What to work on
Shown below is a listing with pictures; reproduce exactly, and only, the lines between the ones containing "What Plotly code" and "85.2, 84.6, 83.5, 82.7, 82.2, 81.6, 81.6]", inclusive, leaving the pictures out.

Records excerpted from a collection
[START]
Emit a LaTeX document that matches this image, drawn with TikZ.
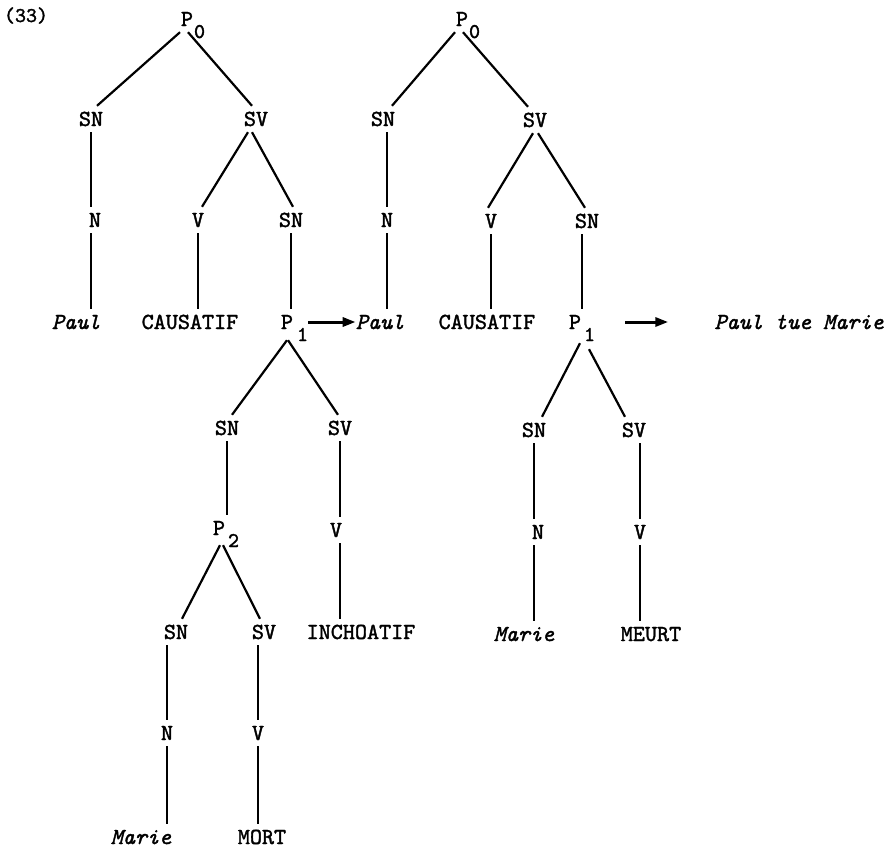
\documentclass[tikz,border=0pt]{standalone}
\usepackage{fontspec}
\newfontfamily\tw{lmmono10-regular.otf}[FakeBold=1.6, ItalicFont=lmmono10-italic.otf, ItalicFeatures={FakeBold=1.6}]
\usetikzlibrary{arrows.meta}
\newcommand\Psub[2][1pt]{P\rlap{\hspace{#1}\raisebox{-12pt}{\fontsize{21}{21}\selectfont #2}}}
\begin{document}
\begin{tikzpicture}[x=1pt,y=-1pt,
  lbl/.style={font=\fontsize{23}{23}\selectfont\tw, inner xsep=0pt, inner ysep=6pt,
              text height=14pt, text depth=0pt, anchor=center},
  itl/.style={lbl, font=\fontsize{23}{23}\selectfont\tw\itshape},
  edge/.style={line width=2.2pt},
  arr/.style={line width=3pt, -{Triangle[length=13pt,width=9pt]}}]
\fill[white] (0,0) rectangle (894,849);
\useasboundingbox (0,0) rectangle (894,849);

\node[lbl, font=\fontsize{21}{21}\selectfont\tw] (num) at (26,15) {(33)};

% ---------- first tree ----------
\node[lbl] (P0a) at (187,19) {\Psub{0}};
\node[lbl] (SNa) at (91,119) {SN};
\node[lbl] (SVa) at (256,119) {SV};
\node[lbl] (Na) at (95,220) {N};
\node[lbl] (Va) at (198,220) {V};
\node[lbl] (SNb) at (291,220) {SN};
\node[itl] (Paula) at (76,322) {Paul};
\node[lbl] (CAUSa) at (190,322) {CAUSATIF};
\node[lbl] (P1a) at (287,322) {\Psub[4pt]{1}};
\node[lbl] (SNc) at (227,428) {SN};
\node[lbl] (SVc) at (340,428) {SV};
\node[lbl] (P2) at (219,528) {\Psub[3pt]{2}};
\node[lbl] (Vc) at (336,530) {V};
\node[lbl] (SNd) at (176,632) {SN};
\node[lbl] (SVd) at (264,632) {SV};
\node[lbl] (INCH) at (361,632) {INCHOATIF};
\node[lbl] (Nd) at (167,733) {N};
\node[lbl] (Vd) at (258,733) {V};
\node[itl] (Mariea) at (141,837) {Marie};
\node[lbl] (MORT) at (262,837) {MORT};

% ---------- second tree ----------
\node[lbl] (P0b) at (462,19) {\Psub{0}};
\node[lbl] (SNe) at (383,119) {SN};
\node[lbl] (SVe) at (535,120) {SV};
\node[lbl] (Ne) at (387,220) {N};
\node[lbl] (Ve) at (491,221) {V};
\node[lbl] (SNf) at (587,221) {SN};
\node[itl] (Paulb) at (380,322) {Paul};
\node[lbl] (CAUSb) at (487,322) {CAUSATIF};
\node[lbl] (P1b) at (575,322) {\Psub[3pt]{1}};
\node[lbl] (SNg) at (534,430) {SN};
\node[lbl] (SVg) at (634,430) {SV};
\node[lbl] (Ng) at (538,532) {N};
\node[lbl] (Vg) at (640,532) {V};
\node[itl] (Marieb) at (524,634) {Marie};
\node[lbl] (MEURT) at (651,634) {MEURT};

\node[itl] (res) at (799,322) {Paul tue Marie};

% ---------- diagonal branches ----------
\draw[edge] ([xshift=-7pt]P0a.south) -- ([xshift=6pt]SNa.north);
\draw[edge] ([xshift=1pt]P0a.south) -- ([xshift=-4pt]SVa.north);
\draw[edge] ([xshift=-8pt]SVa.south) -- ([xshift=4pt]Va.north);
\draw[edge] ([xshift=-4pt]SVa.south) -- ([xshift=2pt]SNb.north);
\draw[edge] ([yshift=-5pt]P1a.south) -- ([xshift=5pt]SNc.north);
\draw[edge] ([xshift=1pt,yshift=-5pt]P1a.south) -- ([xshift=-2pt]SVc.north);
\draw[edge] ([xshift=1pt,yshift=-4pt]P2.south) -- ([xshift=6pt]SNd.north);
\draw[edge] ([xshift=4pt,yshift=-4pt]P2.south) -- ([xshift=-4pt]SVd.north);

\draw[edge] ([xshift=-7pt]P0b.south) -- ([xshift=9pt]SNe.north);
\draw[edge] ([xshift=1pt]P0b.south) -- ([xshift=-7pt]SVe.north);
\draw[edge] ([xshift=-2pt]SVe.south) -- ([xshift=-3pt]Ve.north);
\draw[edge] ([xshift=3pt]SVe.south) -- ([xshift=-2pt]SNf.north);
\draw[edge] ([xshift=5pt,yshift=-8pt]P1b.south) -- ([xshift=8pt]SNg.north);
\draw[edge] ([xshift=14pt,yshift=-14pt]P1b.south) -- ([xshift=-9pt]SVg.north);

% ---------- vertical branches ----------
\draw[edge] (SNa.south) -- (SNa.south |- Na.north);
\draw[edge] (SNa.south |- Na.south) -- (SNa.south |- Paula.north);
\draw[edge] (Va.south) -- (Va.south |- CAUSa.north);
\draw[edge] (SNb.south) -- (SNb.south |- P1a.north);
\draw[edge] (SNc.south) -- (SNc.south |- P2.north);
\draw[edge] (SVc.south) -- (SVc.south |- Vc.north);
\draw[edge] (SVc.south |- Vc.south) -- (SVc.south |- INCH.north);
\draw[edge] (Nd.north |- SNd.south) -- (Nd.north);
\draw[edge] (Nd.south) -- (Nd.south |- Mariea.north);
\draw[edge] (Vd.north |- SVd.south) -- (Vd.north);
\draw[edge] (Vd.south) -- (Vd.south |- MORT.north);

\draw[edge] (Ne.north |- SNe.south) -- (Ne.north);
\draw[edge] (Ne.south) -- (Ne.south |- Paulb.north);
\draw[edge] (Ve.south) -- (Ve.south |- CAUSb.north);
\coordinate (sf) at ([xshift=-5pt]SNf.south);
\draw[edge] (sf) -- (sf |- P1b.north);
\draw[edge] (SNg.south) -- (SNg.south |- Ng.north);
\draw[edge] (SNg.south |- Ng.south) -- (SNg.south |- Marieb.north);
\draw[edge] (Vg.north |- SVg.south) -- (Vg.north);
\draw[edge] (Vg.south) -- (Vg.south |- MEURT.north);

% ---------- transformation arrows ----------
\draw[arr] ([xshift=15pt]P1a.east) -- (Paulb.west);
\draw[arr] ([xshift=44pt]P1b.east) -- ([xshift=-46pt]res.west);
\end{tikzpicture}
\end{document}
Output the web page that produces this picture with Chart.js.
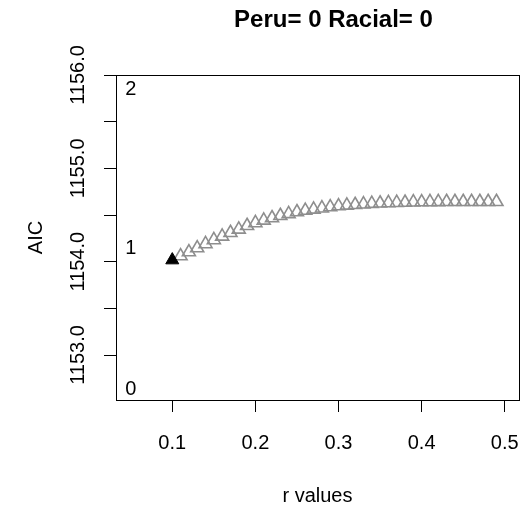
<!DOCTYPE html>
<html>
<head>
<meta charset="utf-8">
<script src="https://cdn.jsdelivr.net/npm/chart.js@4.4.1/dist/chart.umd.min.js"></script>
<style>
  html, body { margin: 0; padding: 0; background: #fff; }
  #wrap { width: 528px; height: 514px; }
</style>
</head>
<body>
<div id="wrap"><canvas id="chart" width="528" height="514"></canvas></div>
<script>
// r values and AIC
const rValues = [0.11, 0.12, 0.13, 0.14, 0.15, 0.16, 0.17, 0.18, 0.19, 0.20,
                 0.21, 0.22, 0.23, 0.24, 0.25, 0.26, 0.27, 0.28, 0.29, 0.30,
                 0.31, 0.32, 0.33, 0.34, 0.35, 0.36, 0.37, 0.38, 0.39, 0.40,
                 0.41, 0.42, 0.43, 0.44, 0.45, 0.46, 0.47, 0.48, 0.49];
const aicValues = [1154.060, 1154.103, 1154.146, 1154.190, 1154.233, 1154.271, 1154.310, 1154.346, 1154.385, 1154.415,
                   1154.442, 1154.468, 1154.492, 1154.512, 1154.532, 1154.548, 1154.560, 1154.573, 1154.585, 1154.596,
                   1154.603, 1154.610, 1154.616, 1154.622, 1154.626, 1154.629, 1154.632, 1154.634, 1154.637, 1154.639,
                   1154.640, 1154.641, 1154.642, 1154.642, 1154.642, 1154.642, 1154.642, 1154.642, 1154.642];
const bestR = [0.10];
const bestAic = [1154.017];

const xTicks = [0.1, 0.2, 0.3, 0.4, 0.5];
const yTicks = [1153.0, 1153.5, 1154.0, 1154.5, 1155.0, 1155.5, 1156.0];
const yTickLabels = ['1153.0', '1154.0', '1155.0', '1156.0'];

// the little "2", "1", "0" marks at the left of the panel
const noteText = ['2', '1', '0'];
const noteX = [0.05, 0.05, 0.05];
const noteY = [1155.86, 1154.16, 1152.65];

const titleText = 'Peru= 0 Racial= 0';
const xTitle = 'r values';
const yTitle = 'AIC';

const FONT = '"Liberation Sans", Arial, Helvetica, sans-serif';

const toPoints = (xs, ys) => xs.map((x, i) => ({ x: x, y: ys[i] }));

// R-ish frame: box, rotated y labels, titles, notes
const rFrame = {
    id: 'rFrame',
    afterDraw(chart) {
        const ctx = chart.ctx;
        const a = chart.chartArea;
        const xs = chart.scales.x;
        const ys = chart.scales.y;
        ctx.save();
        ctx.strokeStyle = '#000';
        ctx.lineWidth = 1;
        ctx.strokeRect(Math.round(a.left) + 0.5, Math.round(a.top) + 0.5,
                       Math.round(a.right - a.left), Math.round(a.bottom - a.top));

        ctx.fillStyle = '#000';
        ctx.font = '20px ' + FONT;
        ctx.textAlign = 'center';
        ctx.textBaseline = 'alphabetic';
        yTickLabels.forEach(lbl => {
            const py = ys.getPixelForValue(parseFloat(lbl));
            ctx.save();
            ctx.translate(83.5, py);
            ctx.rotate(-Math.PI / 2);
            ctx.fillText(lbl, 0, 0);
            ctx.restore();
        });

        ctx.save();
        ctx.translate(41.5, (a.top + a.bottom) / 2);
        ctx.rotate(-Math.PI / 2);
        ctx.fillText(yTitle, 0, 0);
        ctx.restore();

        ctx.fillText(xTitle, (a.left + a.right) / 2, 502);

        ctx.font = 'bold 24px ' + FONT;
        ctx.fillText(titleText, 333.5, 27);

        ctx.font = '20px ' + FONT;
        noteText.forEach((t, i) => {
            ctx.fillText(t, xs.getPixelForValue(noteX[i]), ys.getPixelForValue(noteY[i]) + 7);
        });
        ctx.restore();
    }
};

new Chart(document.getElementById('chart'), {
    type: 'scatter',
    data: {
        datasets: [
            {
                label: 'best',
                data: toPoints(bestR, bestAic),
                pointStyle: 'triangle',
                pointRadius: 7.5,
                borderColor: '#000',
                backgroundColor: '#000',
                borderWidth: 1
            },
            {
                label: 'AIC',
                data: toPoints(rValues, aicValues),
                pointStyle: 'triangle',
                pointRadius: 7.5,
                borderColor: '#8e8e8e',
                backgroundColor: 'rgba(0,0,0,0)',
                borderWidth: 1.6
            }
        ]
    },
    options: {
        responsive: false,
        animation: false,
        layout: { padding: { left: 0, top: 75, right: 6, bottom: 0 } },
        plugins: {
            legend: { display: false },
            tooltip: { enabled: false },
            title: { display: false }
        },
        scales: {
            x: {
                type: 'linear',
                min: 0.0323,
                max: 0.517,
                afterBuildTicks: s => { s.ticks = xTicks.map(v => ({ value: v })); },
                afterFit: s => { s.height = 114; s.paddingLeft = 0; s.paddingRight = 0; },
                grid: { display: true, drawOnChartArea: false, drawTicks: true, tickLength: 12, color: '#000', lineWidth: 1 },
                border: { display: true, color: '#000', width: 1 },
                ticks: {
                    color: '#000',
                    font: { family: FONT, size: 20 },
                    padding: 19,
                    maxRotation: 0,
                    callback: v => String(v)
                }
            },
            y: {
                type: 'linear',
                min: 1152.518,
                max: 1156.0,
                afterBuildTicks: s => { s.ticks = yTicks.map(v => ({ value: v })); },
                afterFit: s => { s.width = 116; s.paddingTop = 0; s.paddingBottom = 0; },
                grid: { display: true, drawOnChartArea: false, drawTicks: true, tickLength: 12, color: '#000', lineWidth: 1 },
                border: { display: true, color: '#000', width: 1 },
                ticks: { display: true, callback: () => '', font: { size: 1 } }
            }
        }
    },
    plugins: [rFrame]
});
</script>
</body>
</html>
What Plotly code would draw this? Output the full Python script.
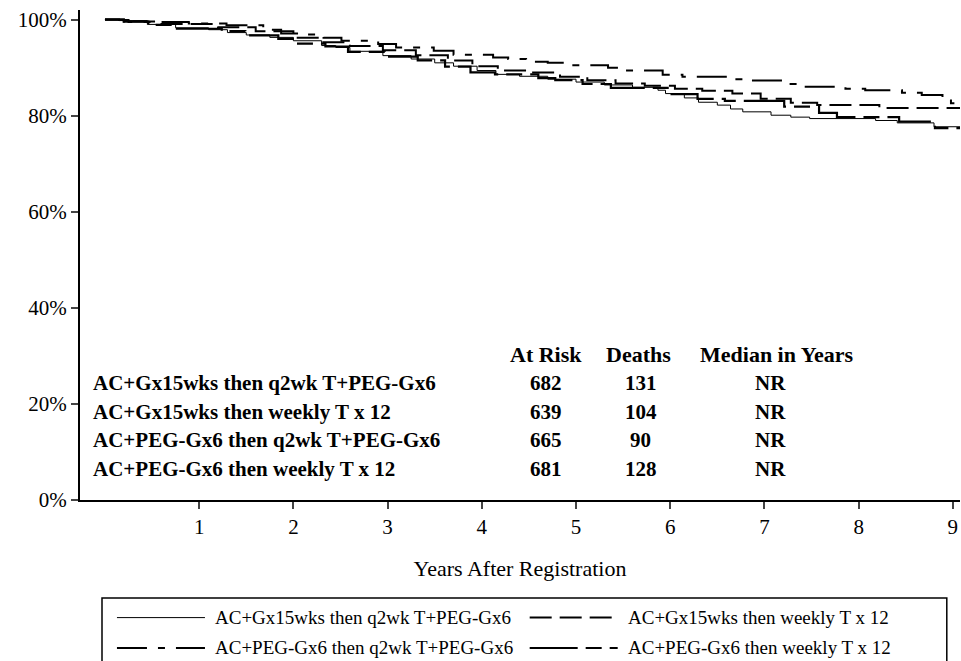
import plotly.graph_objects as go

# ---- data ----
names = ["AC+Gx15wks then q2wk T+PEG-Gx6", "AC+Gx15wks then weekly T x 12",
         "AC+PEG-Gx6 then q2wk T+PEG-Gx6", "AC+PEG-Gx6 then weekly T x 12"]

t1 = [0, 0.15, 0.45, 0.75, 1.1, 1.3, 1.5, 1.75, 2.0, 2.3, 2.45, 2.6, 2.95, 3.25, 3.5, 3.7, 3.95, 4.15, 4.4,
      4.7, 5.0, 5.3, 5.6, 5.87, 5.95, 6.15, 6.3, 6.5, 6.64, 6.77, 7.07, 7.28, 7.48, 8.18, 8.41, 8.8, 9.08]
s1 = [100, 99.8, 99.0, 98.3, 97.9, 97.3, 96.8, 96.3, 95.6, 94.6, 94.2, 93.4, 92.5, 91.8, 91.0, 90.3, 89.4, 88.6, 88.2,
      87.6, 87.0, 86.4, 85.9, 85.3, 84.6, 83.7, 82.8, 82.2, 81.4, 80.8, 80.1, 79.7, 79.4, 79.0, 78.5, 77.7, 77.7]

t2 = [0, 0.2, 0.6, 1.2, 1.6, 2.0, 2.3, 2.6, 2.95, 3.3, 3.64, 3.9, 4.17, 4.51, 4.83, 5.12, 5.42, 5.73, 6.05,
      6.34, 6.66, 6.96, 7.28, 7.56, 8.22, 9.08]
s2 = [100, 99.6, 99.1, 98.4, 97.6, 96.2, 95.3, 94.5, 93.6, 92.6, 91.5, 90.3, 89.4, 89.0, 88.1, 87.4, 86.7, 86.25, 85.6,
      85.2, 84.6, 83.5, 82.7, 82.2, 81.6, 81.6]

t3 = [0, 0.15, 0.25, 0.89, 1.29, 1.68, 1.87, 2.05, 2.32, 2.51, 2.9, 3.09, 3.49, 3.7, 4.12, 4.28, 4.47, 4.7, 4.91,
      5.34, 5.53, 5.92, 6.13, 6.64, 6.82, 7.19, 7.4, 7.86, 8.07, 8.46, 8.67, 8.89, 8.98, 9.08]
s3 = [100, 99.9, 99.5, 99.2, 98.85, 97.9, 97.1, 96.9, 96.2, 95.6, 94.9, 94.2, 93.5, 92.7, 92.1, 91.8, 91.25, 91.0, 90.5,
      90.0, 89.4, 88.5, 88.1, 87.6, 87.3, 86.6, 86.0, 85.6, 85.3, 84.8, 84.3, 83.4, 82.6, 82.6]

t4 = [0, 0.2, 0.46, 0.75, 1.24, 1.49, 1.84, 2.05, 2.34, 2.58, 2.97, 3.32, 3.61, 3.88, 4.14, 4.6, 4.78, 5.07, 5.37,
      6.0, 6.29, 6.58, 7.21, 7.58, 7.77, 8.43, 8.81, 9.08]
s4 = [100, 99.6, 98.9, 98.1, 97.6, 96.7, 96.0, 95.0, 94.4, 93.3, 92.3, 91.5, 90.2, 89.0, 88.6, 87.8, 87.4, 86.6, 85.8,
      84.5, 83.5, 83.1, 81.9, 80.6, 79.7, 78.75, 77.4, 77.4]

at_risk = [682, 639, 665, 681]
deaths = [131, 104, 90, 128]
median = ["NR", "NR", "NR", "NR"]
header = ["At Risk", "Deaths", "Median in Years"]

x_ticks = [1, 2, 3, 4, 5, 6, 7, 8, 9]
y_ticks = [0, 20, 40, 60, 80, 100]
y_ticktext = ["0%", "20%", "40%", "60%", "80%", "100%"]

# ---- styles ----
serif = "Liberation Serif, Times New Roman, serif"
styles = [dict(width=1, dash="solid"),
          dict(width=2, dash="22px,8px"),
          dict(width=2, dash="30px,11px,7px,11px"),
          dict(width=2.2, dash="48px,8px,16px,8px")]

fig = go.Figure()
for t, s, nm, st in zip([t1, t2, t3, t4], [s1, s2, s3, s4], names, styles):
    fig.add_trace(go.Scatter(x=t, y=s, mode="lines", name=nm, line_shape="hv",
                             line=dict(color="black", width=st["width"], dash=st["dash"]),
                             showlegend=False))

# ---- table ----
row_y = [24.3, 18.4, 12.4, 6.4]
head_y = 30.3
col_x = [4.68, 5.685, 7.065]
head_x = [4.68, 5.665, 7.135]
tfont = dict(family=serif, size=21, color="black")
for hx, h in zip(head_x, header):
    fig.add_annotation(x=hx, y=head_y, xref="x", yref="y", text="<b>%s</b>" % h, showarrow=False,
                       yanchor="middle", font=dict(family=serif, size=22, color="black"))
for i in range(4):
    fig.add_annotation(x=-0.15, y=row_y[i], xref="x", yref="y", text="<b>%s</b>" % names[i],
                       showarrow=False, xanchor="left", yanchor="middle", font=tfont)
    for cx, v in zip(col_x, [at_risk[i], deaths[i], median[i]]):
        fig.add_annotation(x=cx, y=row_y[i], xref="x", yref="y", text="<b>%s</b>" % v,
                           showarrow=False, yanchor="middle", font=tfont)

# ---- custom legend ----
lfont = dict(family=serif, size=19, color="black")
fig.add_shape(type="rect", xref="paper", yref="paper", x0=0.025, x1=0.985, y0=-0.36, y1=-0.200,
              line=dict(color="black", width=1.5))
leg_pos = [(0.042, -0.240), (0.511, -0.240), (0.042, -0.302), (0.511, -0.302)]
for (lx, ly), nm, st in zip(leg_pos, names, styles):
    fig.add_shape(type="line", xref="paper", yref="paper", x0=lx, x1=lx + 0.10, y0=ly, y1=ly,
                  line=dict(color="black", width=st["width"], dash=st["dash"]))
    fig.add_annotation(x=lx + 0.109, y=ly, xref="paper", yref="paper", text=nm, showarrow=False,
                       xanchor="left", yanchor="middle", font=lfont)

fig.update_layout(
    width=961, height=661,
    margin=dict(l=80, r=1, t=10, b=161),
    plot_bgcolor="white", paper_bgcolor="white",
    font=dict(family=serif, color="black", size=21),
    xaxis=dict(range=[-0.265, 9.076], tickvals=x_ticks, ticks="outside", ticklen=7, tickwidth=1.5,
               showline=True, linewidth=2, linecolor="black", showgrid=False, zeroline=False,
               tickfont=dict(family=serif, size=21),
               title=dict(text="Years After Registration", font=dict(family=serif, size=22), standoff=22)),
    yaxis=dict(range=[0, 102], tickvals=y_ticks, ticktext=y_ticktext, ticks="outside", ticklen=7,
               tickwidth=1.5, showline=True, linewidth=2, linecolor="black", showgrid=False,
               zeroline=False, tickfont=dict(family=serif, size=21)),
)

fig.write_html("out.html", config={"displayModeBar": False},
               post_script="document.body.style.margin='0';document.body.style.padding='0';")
[END]
Correct result
What Plotly code would draw this? Output the full Python script.
import plotly.graph_objects as go

# ---- data ----
names = ["AC+Gx15wks then q2wk T+PEG-Gx6", "AC+Gx15wks then weekly T x 12",
         "AC+PEG-Gx6 then q2wk T+PEG-Gx6", "AC+PEG-Gx6 then weekly T x 12"]

t1 = [0, 0.15, 0.45, 0.75, 1.1, 1.3, 1.5, 1.75, 2.0, 2.3, 2.45, 2.6, 2.95, 3.25, 3.5, 3.7, 3.95, 4.15, 4.4,
      4.7, 5.0, 5.3, 5.6, 5.87, 5.95, 6.15, 6.3, 6.5, 6.64, 6.77, 7.07, 7.28, 7.48, 8.18, 8.41, 8.8, 9.08]
s1 = [100, 99.8, 99.0, 98.3, 97.9, 97.3, 96.8, 96.3, 95.6, 94.6, 94.2, 93.4, 92.5, 91.8, 91.0, 90.3, 89.4, 88.6, 88.2,
      87.6, 87.0, 86.4, 85.9, 85.3, 84.6, 83.7, 82.8, 82.2, 81.4, 80.8, 80.1, 79.7, 79.4, 79.0, 78.5, 77.7, 77.7]

t2 = [0, 0.2, 0.6, 1.2, 1.6, 2.0, 2.3, 2.6, 2.95, 3.3, 3.64, 3.9, 4.17, 4.51, 4.83, 5.12, 5.42, 5.73, 6.05,
      6.34, 6.66, 6.96, 7.28, 7.56, 8.22, 9.08]
s2 = [100, 99.6, 99.1, 98.4, 97.6, 96.2, 95.3, 94.5, 93.6, 92.6, 91.5, 90.3, 89.4, 89.0, 88.1, 87.4, 86.7, 86.25, 85.6,
      85.2, 84.6, 83.5, 82.7, 82.2, 81.6, 81.6]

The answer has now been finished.